Fulaga week 2

Serenity of Swanwick
Phil and Sarah Tadd
Fri 23 Aug 2019 02:48
We had a quiet few days at the Sandspit anchorage, walking on the beach, and getting on with boat projects. The hardworking water maker has been serviced and is sounding much smoother, the engine has had an oil change and replacement mosquito nets for the hatches are on the way as the 3 year old ones are getting to the point where they are more sticky tape than net.

On Wednesday we had eaten our last banana at breakfast, so decided to go back to the village to see if someone could sell us more fruit. We lifted the anchor in clear weather but as we motored away from the Sandspit anchorage rain clouds began to gather over the land and just as we were going through the narrows between two islets with coral heads all around the wind swung through 180 degrees and the heavens opened reducing visibility to almost nothing. We had a tense few minutes while we careful followed our inward track on the chart plotter to clear water.

Back at the village anchorage we were warned that the rain over the weekend had brought the mosquitos out so the old nets were pressed into service again and we covered ourselves in insect repellent before setting out on the 20 minute walk to the village.

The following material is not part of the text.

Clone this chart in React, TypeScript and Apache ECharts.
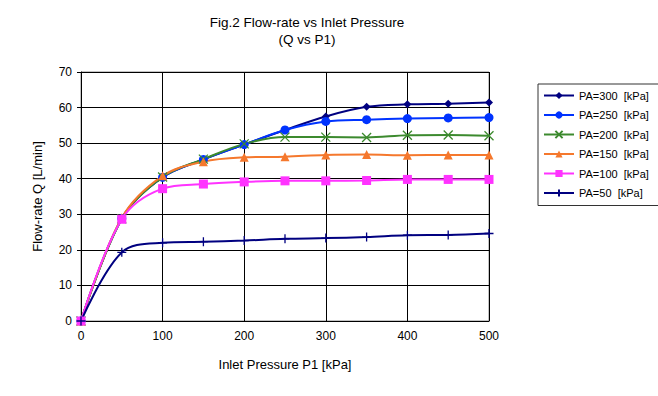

We had been told of another viewpoint off to the side of the track, so when we saw a trail going off in about the right place we decided to follow it and after a bit of scrambling emerged on the top of a rocky out crop with excellent views all round. Sarah had come out dressed for a village visit and mosquitos in her long sulu (wrap round skirt) and thinks she now knows how Victorian women mountaineers felt.

We were told that Tai, who had done our laundry, was the man to talk to about fruit and found him sitting on a woven mat outside his house with the Forevers and the Double Troubles. We were immediately invited to sit down and given a drinking coconut with a straw made from the hollow stem of a papaya leaf. Tai had papaya and the local spinach leaf available and said he could get us bananas and breadfruit from the next village if we could come back later. It was a community day and most of the villagers were cutting the grass or raking up leaves as their contribution to keeping the village tidy. It’s the end of the breadfruit season and the trees are shedding their huge leaves with new growth showing already.

When we returned for the fruit on Thursday Phil fulfilled a commitment to fix a hole in one of the fibreglass longboats. John, our host, said he had been on a course to learn fibreglass repair but the village didn’t have the repair material. It didn’t take long to put a patch on inside and out. It is a similar story with their power generation. Most of the houses have solar panels but the batteries are 6 years old and many are now failing, so they don’t have power when they really need it - after dark and they don’t have the means to replace them.

This morning, restocked with fruit, we have come back to the Sandspit anchorage. The wind is due to box the compass tonight and then come in strong from the South on Sunday and there is good all round protection here. And Tai told us of a good snorkelling spot nearby.